ここでは、越境ECで成果を上げるために押さえておきたい実践的なポイントとして、「現地ニーズのリサーチ」「販促や多言語対応の工夫」「出店後の分析と改善」の3つに分けて解説します。

現地ニーズのリサーチ

越境ECを成功させるには、現地市場のニーズを的確に把握することが重要です。国ごとに文化や消費者の嗜好、購買行動が大きく異なるため、日本で人気のある商品が海外でも支持されるとは限りません。例えば、中国では美容や健康関連の商品の需要が高く、アメリカでは利便性や実用性が重視される傾向にあります。

現地のトレンドや競合環境を把握するには、アクセス解析ツールの活用やSNS、ECモール内のレビュー調査が役立ちます。さらに、テストマーケティングやアンケート調査を実施することで、より具体的な市場の実情を把握することが可能です。こうした情報をもとに、自社の商品が現地市場に適しているかを慎重に見極めることが求められます。

販促や多言語対応の工夫

越境ECで成果を上げるには、現地ユーザーに響く販促戦略と、多言語対応の工夫が重要です。例えばShopeeやLazadaでは、各国の祝日にあわせたキャンペーンやクーポン施策が効果を発揮しやすく、販促カレンダーを活用することで購買意欲の高まる時期にあわせた訴求が行えます。

言語対応では、自動翻訳機能に頼るだけでなく、誤訳や不自然な表現を避けるために人の手による確認も取り入れると安心です。
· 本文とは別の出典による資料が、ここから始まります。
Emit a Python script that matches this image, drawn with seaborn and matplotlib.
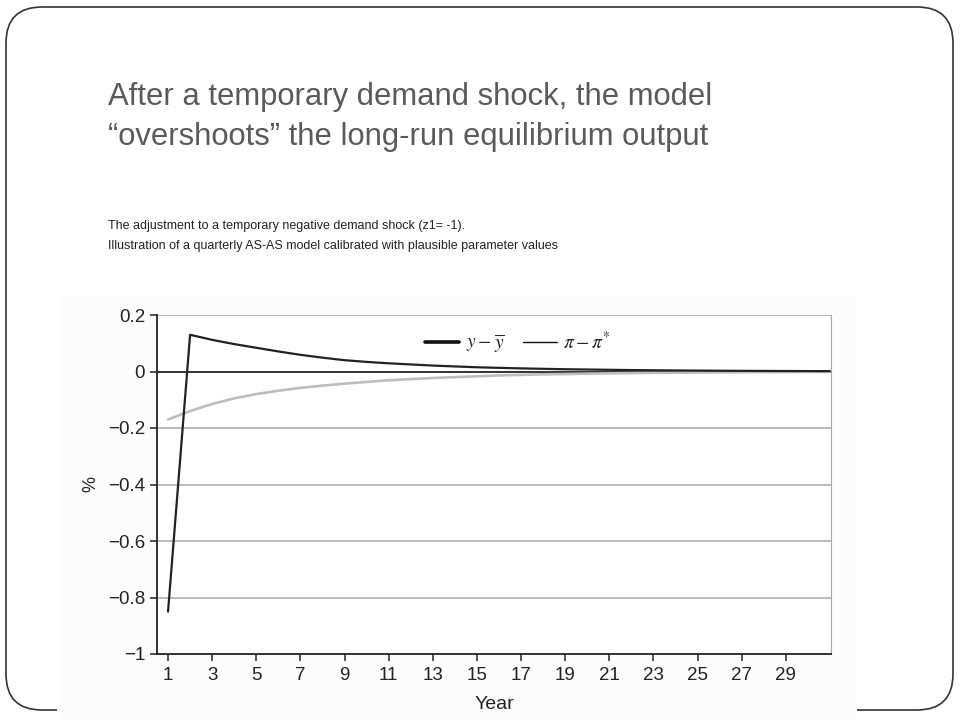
import matplotlib
matplotlib.use("Agg")
import matplotlib.pyplot as plt
from matplotlib.lines import Line2D
from matplotlib.patches import FancyBboxPatch, Rectangle
import pandas as pd
import seaborn as sns

years = list(range(1, 32))
output_gap = [-0.85, 0.13, 0.112, 0.097, 0.084, 0.071, 0.059, 0.049, 0.040, 0.034,
              0.029, 0.025, 0.021, 0.018, 0.015, 0.013, 0.011, 0.0095, 0.008, 0.007,
              0.006, 0.005, 0.0043, 0.0037, 0.0032, 0.0027, 0.0023, 0.002, 0.0017,
              0.0015, 0.0013]
inflation_gap = [-0.17, -0.14, -0.115, -0.095, -0.08, -0.068, -0.058, -0.05, -0.043,
                 -0.037, -0.031, -0.027, -0.023, -0.02, -0.017, -0.014, -0.012, -0.01,
                 -0.009, -0.0075, -0.0065, -0.0055, -0.0047, -0.004, -0.0034, -0.003,
                 -0.0025, -0.0021, -0.0018, -0.0015, -0.0013]
y_ticks = [0.2, 0, -0.2, -0.4, -0.6, -0.8, -1]
y_tick_labels = ["0.2", "0", "\u22120.2", "\u22120.4", "\u22120.6", "\u22120.8", "\u22121"]
x_ticks = list(range(1, 30, 2))

title = "After a temporary demand shock, the model\n\u201covershoots\u201d the long-run equilibrium output"
note = ("The adjustment to a temporary negative demand shock (z1= -1).\n"
        "Illustration of a quarterly AS-AS model calibrated with plausible parameter values")

df = pd.DataFrame({"year": years, "output": output_gap, "inflation": inflation_gap})

sns.set_style("white")
plt.rcParams["font.family"] = ["Liberation Sans", "DejaVu Sans"]
plt.rcParams["mathtext.fontset"] = "stix"

fig = plt.figure(figsize=(9.6, 7.2), dpi=100)

# slide background with rounded border, in pixel coordinates
bg = fig.add_axes([0, 0, 1, 1], zorder=0)
bg.set_xlim(0, 960)
bg.set_ylim(720, 0)
bg.axis("off")
bg.add_patch(FancyBboxPatch((6, 7), 947, 703, boxstyle="round,pad=0,rounding_size=36",
                            facecolor="white", edgecolor="#333333", lw=1.2))
bg.add_patch(Rectangle((57, 295), 800, 430, facecolor="#fcfcfc", edgecolor="none"))
bg.text(108, 117, title, fontsize=22.3, color="#5a5a5a", va="center", ha="left",
        linespacing=1.4)
bg.text(108, 236, note, fontsize=9, color="#222222", va="center", ha="left",
        linespacing=1.8)

ax = fig.add_axes([157 / 960, 1 - 654 / 720, 674 / 960, 339 / 720], zorder=1)
ax.set_facecolor("white")

for yv in [0.2, -0.2, -0.4, -0.6, -0.8]:
    ax.axhline(yv, color="#a8a8a8", lw=1.1, zorder=1)
ax.axhline(0, color="#111111", lw=1.2, zorder=1)

sns.lineplot(data=df, x="year", y="inflation", color="#bdbdbd", lw=1.9, ax=ax,
             legend=False, zorder=2)
sns.lineplot(data=df, x="year", y="output", color="#222222", lw=1.6, ax=ax,
             legend=False, zorder=3)

ax.set_xlim(0.5, 31.05)
ax.set_ylim(-1, 0.2)
ax.set_yticks(y_ticks)
ax.set_yticklabels(y_tick_labels)
ax.set_xticks(x_ticks)
ax.tick_params(axis="both", direction="out", length=5, width=1.1, color="#222222",
               labelsize=13.5, labelcolor="#222222", left=True, bottom=True)
ax.tick_params(axis="x", pad=4)

for side in ["left", "bottom"]:
    ax.spines[side].set_color("#222222")
    ax.spines[side].set_linewidth(1.3)
ax.spines["right"].set_color("#a8a8a8")
ax.spines["top"].set_visible(False)

ax.set_xlabel("Year", fontsize=14, color="#222222", labelpad=9)
ax.set_ylabel("%", fontsize=13, color="#222222", labelpad=6)

handles = [Line2D([], [], color="#111111", lw=2.6),
           Line2D([], [], color="#111111", lw=1.0)]
ax.legend(handles, [r"$y-\overline{y}$", r"$\pi-\pi^{*}$"], loc="upper center",
          bbox_to_anchor=(0.536, 1.005), ncol=2, frameon=False, fontsize=14,
          handlelength=1.75, columnspacing=0.9, handletextpad=0.35)

fig.savefig("out.png", dpi=100)
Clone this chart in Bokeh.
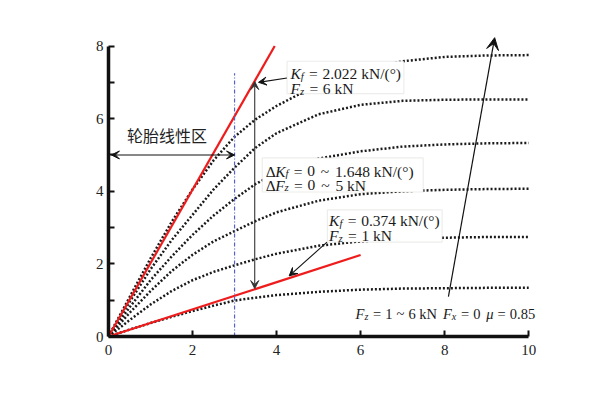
import math
from bokeh.plotting import figure
from bokeh.models import Label, BoxAnnotation, Arrow, VeeHead, FixedTicker
from bokeh.embed import file_html
from bokeh.resources import INLINE

# ---------------- data ----------------
slip_angle = [0, 0.5, 1, 1.5, 2, 2.5, 3, 3.5, 4, 5, 6, 7, 8, 9, 10]
fz_1kN = [0, 0.19, 0.37, 0.54, 0.70, 0.85, 0.99, 1.07, 1.14, 1.23, 1.29, 1.32, 1.33, 1.34, 1.34]
fz_2kN = [0, 0.45, 0.88, 1.25, 1.55, 1.78, 1.96, 2.13, 2.28, 2.50, 2.62, 2.69, 2.72, 2.74, 2.74]
fz_3kN = [0, 0.65, 1.25, 1.80, 2.25, 2.62, 2.90, 3.18, 3.42, 3.74, 3.92, 4.00, 4.04, 4.06, 4.07]
fz_4kN = [0, 0.80, 1.55, 2.20, 2.80, 3.33, 3.79, 4.20, 4.50, 4.90, 5.10, 5.23, 5.29, 5.32, 5.33]
fz_5kN = [0, 0.95, 1.85, 2.65, 3.35, 4.05, 4.65, 5.20, 5.60, 6.12, 6.38, 6.49, 6.52, 6.53, 6.53]
fz_6kN = [0, 1.08, 2.15, 3.15, 4.05, 4.85, 5.50, 5.98, 6.35, 6.95, 7.35, 7.58, 7.70, 7.74, 7.75]
curves = [fz_1kN, fz_2kN, fz_3kN, fz_4kN, fz_5kN, fz_6kN]

stiffness = [2.022, 0.374]          # kN/deg, Fz = 6 kN and Fz = 1 kN
stiff_line_end = [3.956, 6.0]       # deg
linear_zone_limit = 3.0             # deg
linear_zone_top = 7.25

x_ticks = [0, 2, 4, 6, 8, 10]
y_ticks = [0, 2, 4, 6, 8]
y_minor = [1, 3, 5, 7]

# ---------------- figure ----------------
W, H = 582, 385
BL, BT = 108, 31
XMAX, YMAX = 10.4, 8.4
FRAME_W, FRAME_H = 436.8, 305.0
BR = W - BL - FRAME_W
BB = H - BT - FRAME_H
PX_X = FRAME_W / XMAX
PX_Y = FRAME_H / YMAX

p = figure(width=W, height=H, x_range=(0, XMAX), y_range=(0, YMAX),
           output_backend="svg", toolbar_location=None,
           min_border_left=BL, min_border_right=int(round(BR)),
           min_border_top=BT, min_border_bottom=int(round(BB)))
p.outline_line_color = None
p.grid.visible = False
p.background_fill_color = "white"

SERIF = "Liberation Serif"
for ax in (p.xaxis[0], p.yaxis[0]):
    ax.axis_line_width = 3.5
    ax.axis_line_color = "#111111"
    ax.major_tick_in = 6
    ax.major_tick_out = 0
    ax.major_tick_line_width = 2
    ax.major_tick_line_color = "#111111"
    ax.minor_tick_in = 6
    ax.minor_tick_out = 0
    ax.minor_tick_line_width = 2
    ax.minor_tick_line_color = "#111111"
    ax.major_label_text_font = SERIF
    ax.major_label_text_font_size = "15px"
    ax.major_label_text_color = "#222222"

p.xaxis[0].ticker = FixedTicker(ticks=x_ticks)
p.xaxis[0].minor_tick_line_color = None
p.xaxis[0].bounds = (0, 10)
p.xaxis[0].major_label_standoff = 8
p.yaxis[0].ticker = FixedTicker(ticks=y_ticks, minor_ticks=y_minor)
p.yaxis[0].bounds = (0, 8)
p.yaxis[0].major_label_standoff = 5

# ---------------- curves ----------------
for ys in curves:
    p.line(slip_angle, ys, line_color="#1a1a1a", line_width=2.5, line_dash="2 2")

for k, xe in zip(stiffness, stiff_line_end):
    p.line([0, xe], [0, k * xe], line_color="#ee1c1c", line_width=2.2)

p.segment(x0=[linear_zone_limit], y0=[0], x1=[linear_zone_limit], y1=[linear_zone_top],
          line_color="#5560c8", line_width=1.2, line_dash="4 2 1 2")

# ---------------- arrows ----------------
def arrow(x0, y0, x1, y1, both=False, size=8, color="#111111", width=1.1):
    head = lambda: VeeHead(size=size, fill_color=color, line_color=color, line_width=1)
    p.add_layout(Arrow(x_start=x0, y_start=y0, x_end=x1, y_end=y1,
                       start=head() if both else None, end=head(),
                       line_color=color, line_width=width))

arrow(3.0, 5.0, 0.07, 5.0, both=True)
arrow(3.48, 1.32, 3.48, 7.02, both=True, color="#333333")
arrow(4.25, 7.12, 3.57, 7.0)
arrow(5.2, 2.6, 4.3, 1.67)
arrow(8.09, 1.10, 9.19, 8.23, size=12, width=1.2)

# ---------------- boxes ----------------
boxes = [(4.25, 7.03, 6.69, 7.58), (3.66, 7.49, 3.98, 4.92), (5.21, 7.94, 2.60, 3.49)]
for l, r, b, t in boxes:
    p.add_layout(BoxAnnotation(left=l, right=r, bottom=b, top=t,
                               fill_color="white", fill_alpha=1.0,
                               line_color="#c4c4bc", line_width=1.2))

# ---------------- rich text helper ----------------
ROMAN = {' ': 250, '=': 564, '.': 250, 'k': 500, 'N': 722, '/': 278, '(': 333,
         ')': 333, '°': 400, '~': 541, 'Δ': 612}
ITAL = {'K': 667, 'f': 278, 'z': 389, 'F': 611, 'x': 444, 'μ': 500}

def tw(txt, size, italic):
    tot = 0
    for ch in txt:
        if ch.isdigit():
            tot += 500
        else:
            tot += (ITAL if italic else ROMAN).get(ch, ROMAN.get(ch, 500))
    return tot / 1000 * size

def rich(x, y, parts, size=15.5):
    cur = 0.0
    for part in parts:
        if isinstance(part, (int, float)):
            cur += part * size
            continue
        txt, kind = part
        fs = size * 0.7 if kind == 's' else size
        shift = -0.14 * size if kind == 's' else 0
        italic = kind in ('i', 's')
        p.add_layout(Label(x=x + cur / PX_X, y=y + shift / PX_Y, text=txt,
                           text_font=SERIF, text_font_size=f"{fs:.1f}px",
                           text_font_style="italic" if italic else "normal",
                           text_baseline="alphabetic", text_align="left",
                           text_color="#1a1a1a"))
        cur += tw(txt, fs, italic) + (0.04 * size if kind == 's' else 0)

EQ = [0.3, ("=", 'r'), 0.3]
TL = [0.38, ("~", 'r'), 0.38]
rich(4.33, 7.23, [("K", 'i'), ("f", 's')] + EQ + [("2.022 kN/(°)", 'r')])
rich(4.33, 6.83, [("F", 'i'), ("z", 's')] + EQ + [("6 kN", 'r')])
rich(3.74, 4.55, [("Δ", 'r'), ("K", 'i'), ("f", 's')] + EQ + [("0", 'r')] + TL + [("1.648 kN/(°)", 'r')])
rich(3.74, 4.17, [("Δ", 'r'), ("F", 'i'), ("z", 's')] + EQ + [("0", 'r')] + TL + [("5 kN", 'r')])
rich(5.25, 3.19, [("K", 'i'), ("f", 's')] + EQ + [("0.374 kN/(°)", 'r')])
rich(5.25, 2.77, [("F", 'i'), ("z", 's')] + EQ + [("1 kN", 'r')])
G, S = 0.28, 0.4
rich(5.88, 0.61, [("F", 'i'), ("z", 's'), G, ("=", 'r'), G, ("1", 'r'), G, ("~", 'r'), G,
                  ("6 kN", 'r'), S, ("F", 'i'), ("x", 's'), G, ("=", 'r'), G, ("0", 'r'), S,
                  ("μ", 'i'), G, ("=", 'r'), G, ("0.85", 'r')], size=14.5)

p.add_layout(Label(x=0.44, y=5.55, text="轮胎线性区", text_font="Noto Sans CJK SC",
                   text_font_size="16px", text_color="#222222", text_baseline="alphabetic"))

# axis titles
p.add_layout(Label(x=5.12, y=-0.99, text="侧偏角 /(°)", text_font="Noto Sans CJK SC",
                   text_font_size="15px", text_color="#222222",
                   text_align="center", text_baseline="middle"))
p.add_layout(Label(x=-0.78, y=3.94, text="侧向力 / kN", text_font="Noto Sans CJK SC",
                   text_font_size="15px", text_color="#222222", angle=math.pi / 2,
                   text_align="center", text_baseline="middle"))

open("out.html", "w").write(file_html(p, INLINE))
さらに、Shopifyなど一部のプラットフォームでは、閲覧地域に応じた通貨表示やレコメンド機能が搭載されており現地ユーザーのニーズに寄り添った対応が可能になります。

こうした工夫を重ねることが、信頼性の向上やコンバージョン率の改善につながります。

出店後の分析と改善

越境ECモールに出店した後は、販売データや顧客行動を分析し、継続的に改善を重ねる姿勢が欠かせません。例えば、国別の売上推移やアクセス経路、カート離脱率などをモール内ツールやGoogleアナリティクスで可視化すれば、課題の特定が可能になります。加えて、ユーザーから寄せられるレビューや問い合わせも、改善点を見つけるうえで有益な情報源です。

商品説明の翻訳精度や決済手段、配送スピードなどについても、現地のニーズに応じた見直しを行うことで、コンバージョン率やリピート率の向上が期待されます。出店後こそ、PDCAをしっかりと回すことが成功への近道となるでしょう。

越境ECを成功させるためには、モール選びだけでなく、出店後の運営戦略も重要です。戦略面で不安がある場合は、専門コンサルの活用も視野に入れてみてください。

まとめ:自社に最適なモールで越境ECをスタートしよう

越境ECモールは、海外市場への販路を広げたい中小企業や個人事業主にとって、有力な手段の1つです。各モールには対応エリアや得意分野、サポート体制に違いがあるため、自社商品やターゲット国との相性を見極めたうえで選ぶことが求められます。

さらに、モールが提供する集客機能や物流・決済面の支援を活用すれば、初めての越境ECでもスムーズに立ち上げることが可能になります。ただし、出店にかかるコストや運営ルールによる制限があるため、事前に各モールの特徴を比較・検討しておくことが欠かせません。

本記事で紹介した視点や各プラットフォームの情報を踏まえながら、自社に適したモールを選定し、越境ECの第一歩を踏み出してみてください。しっかりと準備を整えたうえで戦略的に取り組めば、海外展開は十分に実現可能です。